Yeah the commit message is a bit hard to follow, let me try to lay out
why chaining isn't needed for either case, let me know if you agree with
this analysis:

For non-faultable tracepoints (the call_srcu path):

The tracepoint dispatch macro in __DECLARE_TRACE does:

        guard(srcu_fast_notrace)(&tracepoint_srcu);
        __DO_TRACE_CALL(name, args);

which calls into __bpf_trace_##call, which calls bpf_trace_runN, and
that ends up in __bpf_trace_run() where we have:

        struct bpf_prog *prog = link->link.prog;
        ...
        rcu_read_lock_dont_migrate();
        ...
        run_ctx.bpf_cookie = link->cookie;
        bpf_prog_run(prog, args);
        ...
        rcu_read_unlock_migrate();

Both the link dereference (link->link.prog) and the
rcu_read_lock_dont_migrate() happen inside the SRCU-fast read section
from the tracepoint macro. So classic RCU is nested inside SRCU-fast
here. When the SRCU grace period completes, all in-flight SRCU-fast
readers have finished, which means all their nested classic RCU read
sections have also finished. No need to chain a classic RCU GP after
the SRCU GP.

For faultable tracepoints (the call_rcu_tasks_trace path):

__DECLARE_TRACE_SYSCALL uses guard(rcu_tasks_trace)() instead of
SRCU-fast, so SRCU isn't involved at all on this path.

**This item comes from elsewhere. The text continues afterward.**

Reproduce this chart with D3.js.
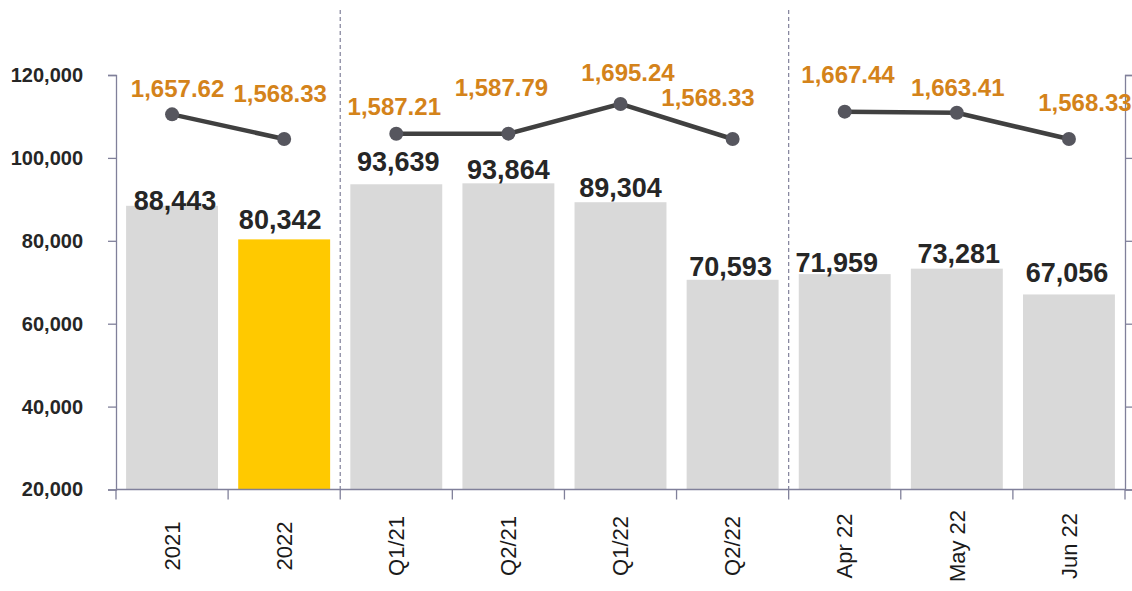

The link and
program are accessed exclusively under RCU Tasks Trace protection.
A tasks trace GP is sufficient on its own, and since tasks trace GP
implies classic RCU GP, there's nothing to chain.

So in both cases, the outermost protection (SRCU-fast or tasks trace)
is what we wait for in bpf_link_free(), and the inner
rcu_read_lock_dont_migrate() in __bpf_trace_run() is subsumed by that
outer GP wait.

Am I missing something?

Thanks,
Puranjay